Le deuxième livre, lui, est plutôt « micro » et libéral - son auteur préférerait sans doute le qualificatif d'« entrepreneurial ». Michel Godet, professeur au Conservatoire national des arts et métiers, a rassemblé des « Bonnes Nouvelles des conspirateurs du futur » (éditions Odile Jacob) : quatorze histoires de réussites étonnantes. Ca commence par l'incroyable parcours de Bachir Kerroumi, né à Oran en 1959, entré clandestinement en France en 1975, devenu aveugle deux ans plus tard, docteur en économie et aujourd'hui responsable des études économiques à la Ville de Paris. Suit la renaissance d'un village auvergnat autour du tourisme, l'efficacité d'un patron de caisse de Sécurité sociale, et aussi le succès d'entreprises comme L'Occitane ou Sodebo. L'idée, ici, est que le changement vient d'en bas. Reste à le laisser monter.
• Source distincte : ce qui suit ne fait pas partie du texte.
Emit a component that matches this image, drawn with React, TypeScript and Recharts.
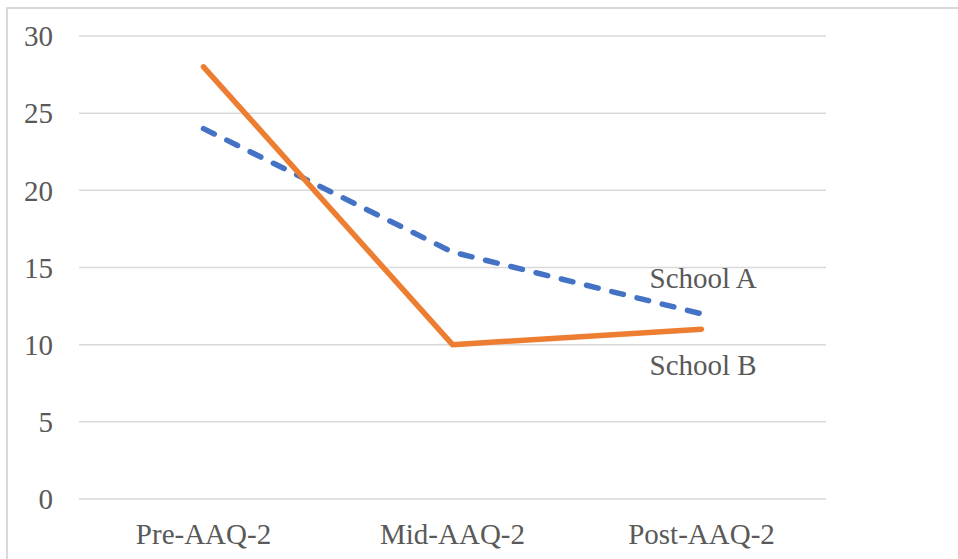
import React from "react";
import { LineChart, Line, XAxis, YAxis, CartesianGrid } from "recharts";

const categories = ["Pre-AAQ-2", "Mid-AAQ-2", "Post-AAQ-2"];
const schoolA = [24, 16, 12];
const schoolB = [28, 10, 11];
const yTicks = [0, 5, 10, 15, 20, 25, 30];

const data = categories.map((name, i) => ({
  name,
  schoolA: schoolA[i],
  schoolB: schoolB[i],
}));

const FONT = '"Liberation Serif", "Times New Roman", serif';
const TEXT = "#595959";
const FS = 29;

const endLabel = (text: string, dx: number, dy: number) => (props: any) => {
  const { x, y, index } = props;
  if (index !== categories.length - 1) return null;
  return (
    <text x={x + dx} y={y + dy} fill={TEXT} fontSize={FS} fontFamily={FONT} textAnchor="start">
      {text}
    </text>
  );
};

export default function App() {
  return (
    <div style={{ position: "absolute", left: 0, top: 0, width: 958, height: 559, background: "#fff", overflow: "hidden" }}>
      <div
        style={{
          position: "absolute",
          left: 6,
          top: 7,
          width: 980,
          height: 580,
          borderLeft: "2px solid #d9d9d9",
          borderTop: "2px solid #d9d9d9",
        }}
      />
      <div style={{ position: "absolute", left: 0, top: 0 }}>
        <LineChart width={958} height={559} data={data} margin={{ top: 36, right: 132, bottom: 0, left: 29 }}>
          <CartesianGrid vertical={false} stroke="#d9d9d9" strokeWidth={1.5} />
          <XAxis
            dataKey="name"
            height={60}
            padding={{ left: 124.5, right: 124.5 }}
            axisLine={false}
            tickLine={false}
            tickSize={0}
            tickMargin={24}
            tick={{ fill: TEXT, fontSize: FS, fontFamily: FONT }}
            interval={0}
          />
          <YAxis
            width={50}
            domain={[0, 30]}
            ticks={yTicks}
            axisLine={false}
            tickLine={false}
            tickSize={0}
            tickMargin={26}
            tick={{ fill: TEXT, fontSize: FS, fontFamily: FONT }}
          />
          <Line
            dataKey="schoolA"
            stroke="#4472C4"
            strokeWidth={5.5}
            strokeDasharray="12 14"
            strokeLinecap="round"
            dot={false}
            isAnimationActive={false}
            label={endLabel("School A", -52, -26)}
          />
          <Line
            dataKey="schoolB"
            stroke="#ED7D31"
            strokeWidth={5.5}
            strokeLinecap="round"
            strokeLinejoin="round"
            dot={false}
            isAnimationActive={false}
            label={endLabel("School B", -52, 46)}
          />
        </LineChart>
      </div>
    </div>
  );
}
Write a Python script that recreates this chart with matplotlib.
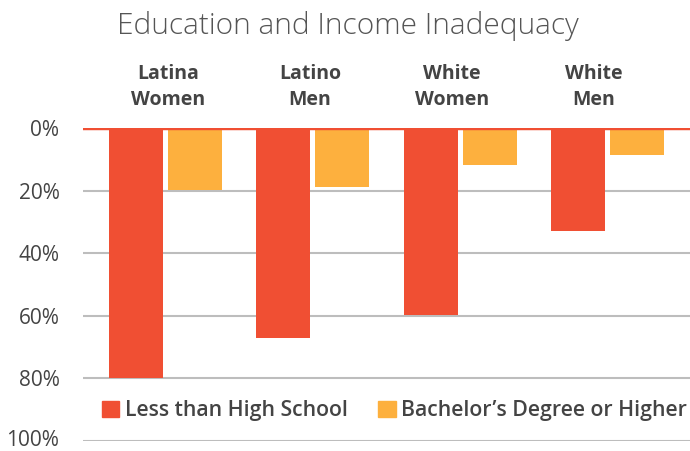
import matplotlib
matplotlib.use("Agg")
import matplotlib.pyplot as plt
import matplotlib.transforms as mtransforms
import numpy as np
from matplotlib.patches import Patch

categories = ["Latina\nWomen", "Latino\nMen", "White\nWomen", "White\nMen"]
less_than_hs = [80.0, 67.1, 59.8, 32.8]
bachelors = [19.8, 18.8, 11.7, 8.5]
series_names = ["Less than High School", "Bachelor\u2019s Degree or Higher"]
yticks = [0, 20, 40, 60, 80, 100]
ytick_labels = ["0%", "20%", "40%", "60%", "80%", "100%"]
title = "Education and Income Inadequacy"

RED = "#F04F33"
ORANGE = "#FDB03E"
TEXT = "#444444"
GRID = "#BDBDBD"

fig = plt.figure(figsize=(6.9, 4.51), dpi=100)
ax = fig.add_axes([83/690, 10/451, 1 - 83/690, 313/451])

x = np.arange(len(categories))
w = 0.366
ax.bar(x - 0.2, less_than_hs, width=w, color=RED, zorder=2)
ax.bar(x + 0.2, bachelors, width=w, color=ORANGE, zorder=2)

ax.set_ylim(100, 0)
ax.set_xlim(-0.559, 3.556)
ax.set_yticks(yticks)
ax.set_yticklabels(ytick_labels, fontsize=15, color=TEXT, family="Open Sans")
ax.set_xticks([])
ax.tick_params(axis="y", length=0, pad=17)
last = ax.get_yticklabels()[-1]
last.set_transform(last.get_transform() + mtransforms.ScaledTranslation(0, 3/100, fig.dpi_scale_trans))
for t in yticks[1:]:
    ax.axhline(t, color=GRID, lw=1.5, zorder=1)
ax.axhline(0, color=RED, lw=3.2, zorder=3)
for s in ax.spines.values():
    s.set_visible(False)

for i, c in enumerate(categories):
    ax.text(0.017 + i * 0.962, -5.6, c, ha="center", va="bottom", fontsize=14,
            fontweight="bold", color=TEXT, family="Open Sans", linespacing=1.45)

fig.text(347.5/690, 1 - 34/451, title, ha="center", va="baseline", fontsize=21.5,
         color="#555555", family="Open Sans", fontweight="light")

handles = [Patch(color=RED), Patch(color=ORANGE)]
leg = ax.legend(handles, series_names, loc="center left", bbox_to_anchor=(0.031, 0.096),
                ncol=2, frameon=False, borderpad=0, borderaxespad=0,
                handlelength=0.82, handleheight=0.82, handletextpad=0.25, columnspacing=1.45,
                prop={"family": "Open Sans", "weight": "semibold", "size": 15.3})
for t in leg.get_texts():
    t.set_color(TEXT)

fig.savefig("out.png", dpi=100)
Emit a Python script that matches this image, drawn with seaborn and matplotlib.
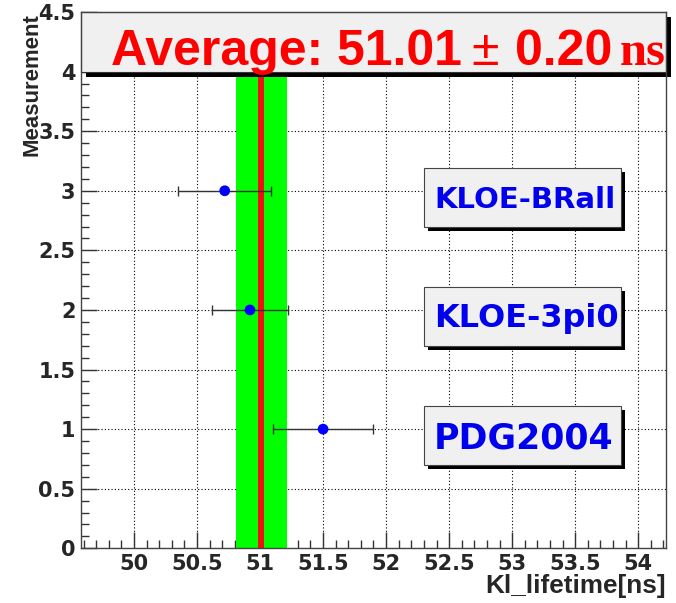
import numpy as np
import pandas as pd
import matplotlib
matplotlib.use("Agg")
import matplotlib.pyplot as plt
import seaborn as sns
from matplotlib.patches import Rectangle
from matplotlib.ticker import MultipleLocator

# measurements (Kl lifetime, ns)
labels = ["KLOE-BRall", "KLOE-3pi0", "PDG2004"]
positions = [3, 2, 1]
values = [50.72, 50.92, 51.50]
errors = [0.37, 0.30, 0.40]

avg_value = 51.01
avg_error = 0.20

x_ticks = [50, 50.5, 51, 51.5, 52, 52.5, 53, 53.5, 54]
y_ticks = [0, 0.5, 1, 1.5, 2, 2.5, 3, 3.5, 4, 4.5]

df = pd.DataFrame({"label": labels, "pos": positions, "value": values, "err": errors})

sns.set_theme(style="white")
plt.rcParams["font.family"] = ["DejaVu Sans"]
plt.rcParams["font.weight"] = "bold"

fig = plt.figure(figsize=(6.76, 6.03), dpi=100)
ax = fig.add_axes([81 / 676, 1 - 548.3 / 603, 585 / 676, 536.3 / 603])

ax.set_xlim(49.58, 54.22)
ax.set_ylim(0, 4.5)

# average band + central value
ax.axvspan(avg_value - avg_error, avg_value + avg_error, ymax=4.0 / 4.5,
           color="#00ff00", lw=0, zorder=1)
ax.axvline(avg_value, ymax=4.0 / 4.5, color="#ee1111", lw=4.3, zorder=2)

# measurements
ax.errorbar(df["value"], df["pos"], xerr=df["err"], fmt="none", ecolor="#333333",
            elinewidth=1, capsize=3.5, capthick=1, zorder=3)
sns.scatterplot(data=df, x="value", y="pos", ax=ax, color="#0000ff", s=60,
                edgecolor="none", zorder=4, legend=False)

# label boxes
px_x = 1 / 126.08
px_y = 1 / 119.2
label_sizes = [21, 23, 25]
for lab, pos, size in zip(labels, positions, label_sizes):
    x0, x1 = 52.30, 53.86
    y0, y1 = pos - 0.305, pos + 0.19
    ax.add_patch(Rectangle((x0 + 4 * px_x, y0 - 4 * px_y), x1 - x0, y1 - y0,
                           facecolor="black", edgecolor="none", zorder=5))
    ax.add_patch(Rectangle((x0, y0), x1 - x0, y1 - y0, facecolor="#f0f0f0",
                           edgecolor="#444444", lw=0.8, zorder=6))
    ax.text(52.38, pos - 0.075, lab, color="#0000ee", fontsize=size,
            fontweight="bold", ha="left", va="center", zorder=7)

# title box with the average
tx0, tx1 = 49.58, 54.22
ax.add_patch(Rectangle((tx0 + 5 * px_x, 4.0 - 5 * px_y), tx1 - tx0, 0.5,
                       facecolor="black", edgecolor="none", zorder=8, clip_on=False))
ax.add_patch(Rectangle((tx0, 4.0), tx1 - tx0, 0.5, facecolor="#f0f0f0",
                       edgecolor="#333333", lw=0.8, zorder=9, clip_on=False))
title_font = ["Liberation Sans", "DejaVu Sans"]
ax.text(49.82, 4.054, "Average: 51.01", color="#ff0000", fontsize=36,
        fontweight="bold", family=title_font, ha="left", va="baseline", zorder=10)
ax.text(52.675, 4.054, "\u00b1", color="#ff0000", fontsize=36,
        fontweight="normal", family=title_font, ha="left", va="baseline", zorder=10)
ax.text(53.025, 4.054, "0.20", color="#ff0000", fontsize=36,
        fontweight="bold", family=title_font, ha="left", va="baseline", zorder=10)
ax.text(53.855, 4.054, "ns", color="#ff0000", fontsize=35,
        fontweight="bold", family=["Liberation Serif", "DejaVu Serif"],
        ha="left", va="baseline", zorder=10)

# axes styling, ROOT look
ax.set_xticks(x_ticks)
ax.set_xticklabels([f"{t:g}" for t in x_ticks])
ax.set_yticks(y_ticks)
ax.set_yticklabels([f"{t:g}" for t in y_ticks])
ax.xaxis.set_minor_locator(MultipleLocator(0.1))
ax.yaxis.set_minor_locator(MultipleLocator(0.1))
ax.tick_params(axis="both", which="both", bottom=True, left=True, top=False, right=False)
ax.tick_params(axis="both", which="major", direction="in", length=11.5, width=1,
               color="#333333", labelsize=15, pad=4)
ax.tick_params(axis="both", which="minor", direction="in", length=6, width=1,
               color="#333333")
for t in ax.get_xticklabels() + ax.get_yticklabels():
    t.set_fontweight("bold")

ax.grid(True, which="major", linestyle=(0, (1, 2)), color="black", lw=0.8)
ax.set_axisbelow(True)
for side in ["left", "bottom", "top", "right"]:
    ax.spines[side].set_color("#444444")
    ax.spines[side].set_linewidth(1)
    ax.spines[side].set_zorder(11)

ax.set_xlabel("Kl_lifetime[ns]", loc="right", fontsize=18.8, fontweight="bold",
              family=["Liberation Sans", "DejaVu Sans"], va="baseline")
ax.xaxis.set_label_coords(1.0, -45 / 536.3)
ax.set_ylabel("Measurement", loc="top", fontsize=15.9, fontweight="bold",
              family=["Liberation Sans", "DejaVu Sans"], va="center")
ax.yaxis.set_label_coords(-49 / 585, 1.0 - 1 / 536.3)

fig.savefig("out.png", dpi=100)
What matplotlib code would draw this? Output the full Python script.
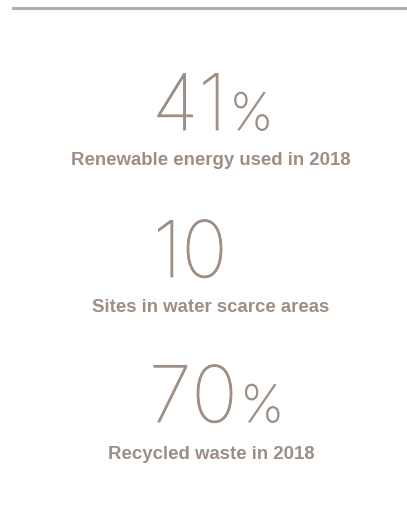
import matplotlib
matplotlib.use("Agg")
import matplotlib.pyplot as plt
import matplotlib.patheffects as pe

# Data
values = ["41", "10", "70"]
suffixes = ["%", "", "%"]
labels = ["Renewable energy used in 2018", "Sites in water scarce areas", "Recycled waste in 2018"]

W, H = 407, 510
DPI = 100
fig = plt.figure(figsize=(W / DPI, H / DPI), dpi=DPI)
fig.patch.set_facecolor("white")

text_color = "#9e8e84"
line_color = "#b8aca3"

def fx(x):
    return x / W

def fy(y):
    return 1 - y / H

fig.add_artist(plt.Line2D([fx(13), fx(407)], [fy(8.5), fy(8.5)], color=line_color, lw=2.2))

num_font = dict(family="Inter", weight=100)
lab_font = dict(family="Liberation Sans", weight="bold")
thicken = [pe.withStroke(linewidth=0.7, foreground=text_color)]

num_baselines = [131, 278, 423]
num_left = [152, 153, 149]
lab_baselines = [165, 312, 459]

fig.canvas.draw()
renderer = fig.canvas.get_renderer()
for v, s, lab, nb, nl, lb in zip(values, suffixes, labels, num_baselines, num_left, lab_baselines):
    t = fig.text(fx(nl), fy(nb), v, ha="left", va="baseline", fontsize=56,
                 color=text_color, path_effects=thicken, **num_font)
    if s:
        bb = t.get_window_extent(renderer=renderer)
        fig.text(bb.x1 / W + fx(3), fy(nb), s, ha="left", va="baseline", fontsize=37,
                 color=text_color, path_effects=thicken, **num_font)
    fig.text(fx(211), fy(lb), lab, ha="center", va="baseline", fontsize=13.4,
             color=text_color, **lab_font)

fig.savefig("out.png", dpi=DPI, facecolor="white")
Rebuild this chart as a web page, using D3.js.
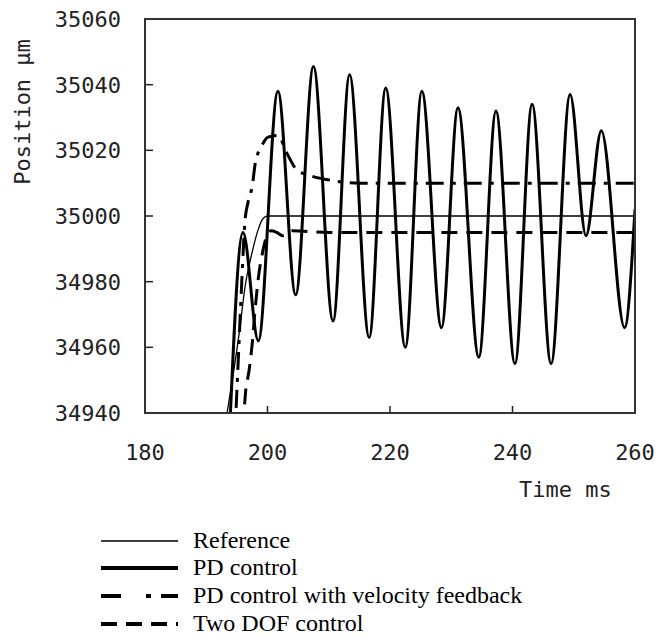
<!DOCTYPE html>
<html>
<head>
<meta charset="utf-8">
<script src="https://cdn.jsdelivr.net/npm/d3@7.9.0/dist/d3.min.js"></script>
<style>
  body { margin: 0; background: #fff; }
  svg { display: block; }
</style>
</head>
<body>
<div id="viz"></div>
<script>
// time (ms) / position (um) pairs
const referenceData = [
  [193.4, 34940], [194.5, 34953], [195.5, 34966], [196.3, 34978], [197.5, 34989],
  [198.5, 34996], [199.3, 34999.3], [200, 35000], [260, 35000]
];
const pdData = [
  [193.6, 34925], [196.0, 34995], [198.5, 34962], [201.7, 35038], [204.6, 34976],
  [207.5, 35045.5], [210.7, 34968], [213.4, 35043], [216.6, 34963], [219.3, 35039],
  [222.5, 34960], [225.2, 35038], [228.4, 34966], [231.1, 35033], [234.5, 34957],
  [237.3, 35032], [240.4, 34955], [243.2, 35034], [246.3, 34955], [249.4, 35037],
  [252.0, 34994], [254.5, 35026], [258.3, 34966], [260, 35002]
];
const pdVelData = [
  [194.6, 34930], [195.2, 34955], [195.8, 34980], [196.3, 34998], [196.8, 35004],
  [197.5, 35009], [198.0, 35016], [199.1, 35021.5], [200.1, 35024], [201.7, 35024.5],
  [203.2, 35019], [204.8, 35014], [206.6, 35012.5], [210, 35011], [215, 35010], [260, 35010]
];
const twoDofData = [
  [196.0, 34935], [196.4, 34946], [197.0, 34953], [197.5, 34961], [198.0, 34972],
  [198.5, 34981], [199.2, 34989], [199.8, 34993.5], [200.6, 34995.5], [201.5, 34995],
  [202.5, 34994], [204, 34995.5], [210, 34995], [260, 34995]
];

const xTicks = [180, 200, 220, 240, 260];
const yTicks = [34940, 34960, 34980, 35000, 35020, 35040, 35060];
const legendLabels = ["Reference", "PD control", "PD control with velocity feedback", "Two DOF control"];

const width = 666, height = 637;
const plot = { left: 145, right: 635, top: 19, bottom: 413 };

const x = d3.scaleLinear().domain([180, 260]).range([plot.left, plot.right]);
const y = d3.scaleLinear().domain([34940, 35060]).range([plot.bottom, plot.top]);

const svg = d3.select("#viz").append("svg")
  .attr("width", width)
  .attr("height", height);

svg.append("defs").append("clipPath").attr("id", "plotClip")
  .append("rect")
  .attr("x", plot.left).attr("y", plot.top)
  .attr("width", plot.right - plot.left)
  .attr("height", plot.bottom - plot.top);

const tickFont = "'DejaVu Sans Mono', monospace";

// inner ticks, left
svg.append("g").selectAll("line")
  .data(yTicks.slice(1, -1))
  .join("line")
  .attr("x1", plot.left).attr("x2", plot.left + 8)
  .attr("y1", d => y(d)).attr("y2", d => y(d))
  .attr("stroke", "#222").attr("stroke-width", 1.5);

// inner ticks, bottom
svg.append("g").selectAll("line")
  .data(xTicks.slice(1, -1))
  .join("line")
  .attr("x1", d => x(d)).attr("x2", d => x(d))
  .attr("y1", plot.bottom).attr("y2", plot.bottom - 7)
  .attr("stroke", "#222").attr("stroke-width", 1.5);

// tick labels
svg.append("g").selectAll("text")
  .data(yTicks)
  .join("text")
  .attr("x", 121)
  .attr("y", d => y(d))
  .attr("dy", "0.36em")
  .attr("text-anchor", "end")
  .style("font-family", tickFont)
  .style("font-size", "22px")
  .attr("fill", "#222")
  .text(d => d);

svg.append("g").selectAll("text")
  .data(xTicks)
  .join("text")
  .attr("x", d => x(d))
  .attr("y", 460)
  .attr("text-anchor", "middle")
  .style("font-family", tickFont)
  .style("font-size", "22px")
  .attr("fill", "#222")
  .text(d => d);

// axis titles
svg.append("text")
  .attr("transform", "translate(30,112) rotate(-90)")
  .attr("text-anchor", "middle")
  .style("font-family", tickFont)
  .style("font-size", "22px")
  .attr("fill", "#222")
  .text("Position μm");

svg.append("text")
  .attr("x", 519)
  .attr("y", 497)
  .style("font-family", tickFont)
  .style("font-size", "22px")
  .attr("fill", "#222")
  .text("Time ms");

// series
const line = d3.line()
  .x(d => x(d[0]))
  .y(d => y(d[1]))
  .curve(d3.curveMonotoneX);

const series = [
  { data: referenceData, width: 1.3, dash: null },
  { data: pdData, width: 3, dash: null },
  { data: pdVelData, width: 3, dash: "18,8,4,8" },
  { data: twoDofData, width: 3, dash: "16,9" }
];

const lines = svg.append("g").attr("clip-path", "url(#plotClip)");
series.forEach(s => {
  lines.append("path")
    .attr("d", line(s.data))
    .attr("fill", "none")
    .attr("stroke", "#000")
    .attr("stroke-width", s.width)
    .attr("stroke-dasharray", s.dash);
});

// frame
svg.append("rect")
  .attr("x", plot.left).attr("y", plot.top)
  .attr("width", plot.right - plot.left)
  .attr("height", plot.bottom - plot.top)
  .attr("fill", "none")
  .attr("stroke", "#333")
  .attr("stroke-width", 2);

// legend
const legendY = [541, 568, 596, 624];
const legendDash = [null, null, "20,25,5,10", "16,9"];
const legendWidth = [1.3, 4, 4, 4];

const legend = svg.append("g");
legendLabels.forEach((label, i) => {
  legend.append("line")
    .attr("x1", 101).attr("x2", 178)
    .attr("y1", legendY[i]).attr("y2", legendY[i])
    .attr("stroke", "#000")
    .attr("stroke-width", legendWidth[i])
    .attr("stroke-dasharray", legendDash[i]);
  legend.append("text")
    .attr("x", 193)
    .attr("y", legendY[i] + 7)
    .style("font-family", "'Liberation Serif', 'Times New Roman', serif")
    .style("font-size", "24px")
    .attr("fill", "#000")
    .text(label);
});
</script>
</body>
</html>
Les auteurs des deux livres insistent sur un point crucial : il faut encourager la créativité, essentielle pour réussir dans la société de l'information et de la connaissance. Ils auraient pu souligner que la France détient ici un atout décisif. Car, pour réussir dans ce monde nouveau, la créativité ne suffit pas. Il faut savoir l'associer avec de la rigueur. Et ça, les Français savent très bien le faire. Mieux que les Allemands, surtout rigoureux, davantage que les Italiens, souvent créatifs, plus que les Britanniques, d'abord pragmatiques, autant que les Américains, dont les ancêtres sont venus de partout. Le président d'Essilor, Xavier Fontanet, emploie une expression concise pour désigner cet atout : « des maths et du pif ». Ca va au-delà. Les Français trouvent facilement à travailler de l'autre côté de l'Atlantique (sans doute trop) dans la mathématique financière et l'informatique, mais aussi dans le jeu vidéo ou les effets spéciaux au cinéma. Et ce mélange de rigueur et de créativité est au coeur des activités complexes où les entreprises françaises sont parmi les leaders mondiaux (aéronautique, travaux publics, eau...). La vraie chance de la France est là. Elle s'enracine dans notre histoire, notre langue, notre système éducatif (sans doute philosophie au lycée, classes préparatoires). Si nous parvenons à préserver, à développer et à exploiter cette force, alors la France sera l'un des pays les mieux placés au monde pour réussir dans l'économie du XXI e siècle.